United Way of Central Iowa’s Read to Succeed campaign is about more than just increasing kids’ reading proficiency. It’s also about instilling a lifelong love of reading, one that will serve kids from school days to old age.
Empowering your child to start a book club is a great way to reveal the joy of reading. The idea may seem overwhelming at first, but it’s easier than you might think. Here are a few simple ideas to consider before kicking off the club.
Decisions to Make First
Who will participate in your book club?
Ideally, all children involved in your group will be at a similar reading level, so you may want to target a particular age range for your group, such as second- and third-graders. Remember that younger children or weaker readers can have parents read aloud to them or listen to books on tape. Consider your demographic: mothers and daughters, fathers and sons, or simply parents and children. Older children could enjoy leading their own discussion with a parent or two to supervise.
How many participants are ideal?
Too few participants may mean a less lively conversation, while too many reduces the time for each child to talk. Book clubs of between five and eight children and their parents are optimal.
How will you advertise your book club?
You may simply want to invite your child’s friends and their parents by sending an invitation through the mail or by email. You can also post a flyer at your local library or children’s book store, or advertise in school newsletters.
Where will you meet?
Meetings can be held in participants’ homes on a rotating basis, in a local library, in local book stores or at local coffee shops or restaurants. The size of your group may help you identify the ideal location.
Planning Your First Meeting
Once you’ve found some children and parents interested in the book club, hold an organizational meeting to orient participants. This is a time for group members to get to know one another, establish some ground rules and decide on a meeting schedule and the first book to read. Ask group members to bring some of their favorite books to the meeting and give a summary of each book. Ask the kids to come up with a catchy name for the book club. Make sure to include the kids in all the decision-making.
Book Club Activities
Welcoming Activity: To set participants at ease, create a short welcoming game or activity related to the book you’ve read. For example, define one new or interesting word you learned from the book, share a short entry from your reading journal or declare your favorite character.
Book Discussion: The discussion is the heart of the book club, so spend the majority of your time on it. Depending on the size of the group and the ages of the children, discussion can range from 20 minutes to an hour. Whether the discussion is led by parents, children or both, prepare some questions ahead of time in case of a lapse in conversation.
Hands-On Activities: To engage kids, find or design an activity to accompany the book.
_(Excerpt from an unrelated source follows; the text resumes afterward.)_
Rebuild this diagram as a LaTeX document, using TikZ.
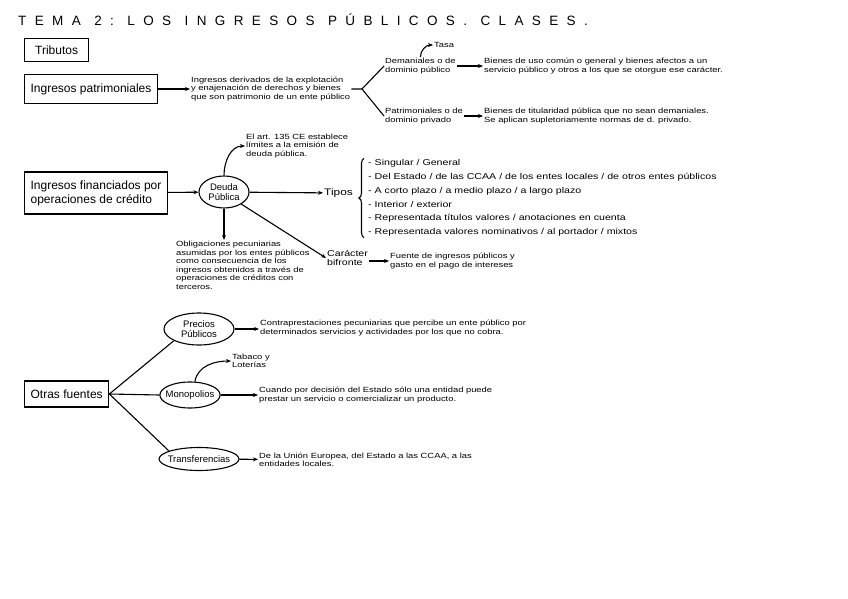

In one book club, after reading “Call It Courage” by Armstrong Sperry, parents and their fourth-graders built miniature outrigger canoes based on the book’s rich description of life in the South Pacific.
Refreshments: Both kids and parents enjoy a time to talk informally and share a snack. Plan a themed snack related to the book, such as magic wand cookies for Harry Potter.
Book Rating: At the end of the discussion, offer members a chance to rate the book, using stars or numbers, and explain the reason for the rating.
Book Talks and Book Selection: Before closing the meeting, agree on the next selection. You might ask each child to bring in a book and give a short summary. Then the group can vote on the next selection. If you need book ideas, other parents, librarians and teachers can provide good suggestions for book clubs.
Business: At the end of the meeting, spend a few minutes on announcements. Members may want to tell others about upcoming events at local libraries or schools or discuss the book club schedule.
Incentives and Rewards: Make a chart where everyone can keep track of the books they read. Help them set realistic goals since everyone’s goals may be different.
Guests Speakers: Kids enjoy seeing how the book relates to real life and real people. If your theme is mysteries, call the local police station and invite a detective for a chat. Or have a local historian speak about unsolved mysteries in your area.